Pierre Berger, un patron atypique dans le BTP
Le PDG du groupe Eiffage, décédé à 47 ans, a tout fait pour redresser son entreprise.
La nouvelle a créé la stupeur. Vendredi matin, Eiffage a annoncé « avec une grande émotion et une profonde tristesse » le décès, dans la nuit, de son président-directeur général, Pierre Berger . Il avait quarante-sept ans. Victime d’une crise cardiaque, ce patron, charismatique, sportif et audacieux malgré son allure sage, avait succédé à Jean-François Roverato en 2012, à la tête du troisième groupe de BTP français derrière Vinci et Bouygues. Au terme d’un parcours fulgurant. Hors des sentiers battus.

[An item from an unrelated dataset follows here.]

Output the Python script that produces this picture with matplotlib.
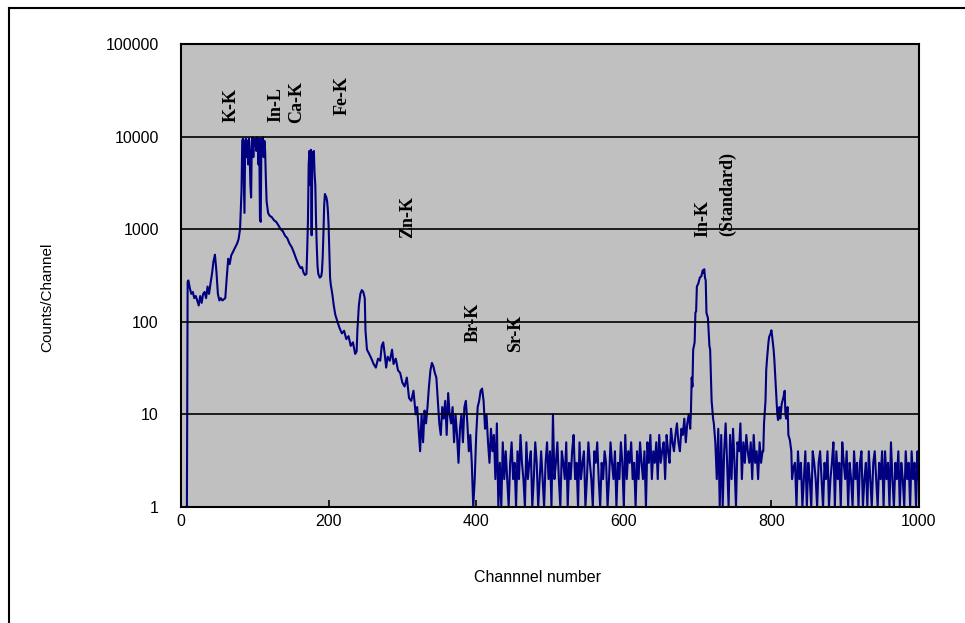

Bachelier à 15 ans, Pierre Berger a été Polytechnicien avant même d’en avoir 18. Et, contrairement à ses camarades de l’X qui ont rejoint l’administration, ce dirigeant affable, né à Issy-les-Moulineaux et diplômé de l’école nationale des Ponts et Chaussées, a démissionné de ce corps pour créer son propre bureau d’études, Sigmatec. En 1992, année noire. Sans capital ou presque… « Je me suis lancé au moment de la crise du BT-P et avec 50.000 francs, dont 34.000 empruntés à mes parents, qui ont servi à acheter un ordinateur et un logiciel de calcul spécialisé trouvé aux Etats-Unis », avait-il confié, en 2011, aux « Echos ».
Qu’importe ! Ce passionné d’architecture, grand amateur de jardins, savait construire ! Deux ans après sa création, son cabinet est racheté par Ménard Soltraitement, société de renom où il avait fait un stage, et dont le jeune leader ne tarde pas à prendre les rênes : en 1999, il en devient directeur général… et pilote son intégration au sein de Freyssinet, filiale de Vinci, entrant dans le groupe à son tour.
Les échelons quatre à quatre
« Pierre rayonnait par son intelligence, son charisme et une capacité à être visionnaire avec dix coups d’avance sur les événements, raconte son ami Jérôme Stubler, président de Vinci Construction, et son camarade à l’X. Il aurait pu être un grand physicien. Il aurait pu être un grand économiste. Il a été un grand patron. »
Chez Vinci – et tout au long de sa vie – Pierre Berger a gravi les échelons quatre à quatre, jusqu’à devenir directeur général (en 2004) puis président (en 2008) de Vinci Construction grands projets. « A son arrivée en 2004, il ne voulait ni secrétaire, ni voiture, et envoyait ses mails à une heure du matin », avait raconté un collègue de l’époque.
C’est là, dans la galaxie Vinci, concurrent d’Eiffage, que Jean-François Roverato viendra le chercher en 2010 pour en faire son dauphin. «Il était à l’aise chez Eiffage. Il était chez lui », témoigne un salarié, ému. Vendredi, l’émotion n’épargnait pas les dirigeants du groupe. «C’était un homme courageux. Notre pays en compte peu. raconte Michel Gostoli, président d’Eiffage Construction. «?Il avait le courage d’aborder avec ténacité toutes les situations. Et il adorait notre métier. Il disait souvent, n’oubliez pas que c’est sur le chantier que vit notre entreprise ».
Energie
Fils de polytechnicien, ingénieur dans l’âme et père de trois enfants encore jeunes, Pierre Berger bloquait parfois, dans son agenda, une après-midi entière pour parcourir une région, passant de chantier à chantier, à la rencontre des collaborateurs, bottes aux pieds, casque sur la tête. « Il débordait d’une énergie qu’il savait vous transmettre. Et il avait une capacité hors du commun à se passionner, à s’enthousiasmer. Il tirait tout le monde vers le haut », témoigne Christian Cassayre, directeur financier d’Eiffage.
L’homme dormait peu, travaillait beaucoup. Armé du sens de la compétition, passé maître dans l’art du dépassement, il atteignait dans sa vie privée, dans le travail ou dans le sport – le vélo, le tennis, la voile – avec, dit-on, avec une facilité déconcertante, un niveau d’excellence. « Il a vécu sa vie comme un jeu intense,estime Jérôme Stubler, soulignant sa capacité à tout faire et sa volonté de tout comprendre.?C’était un être exceptionnel ».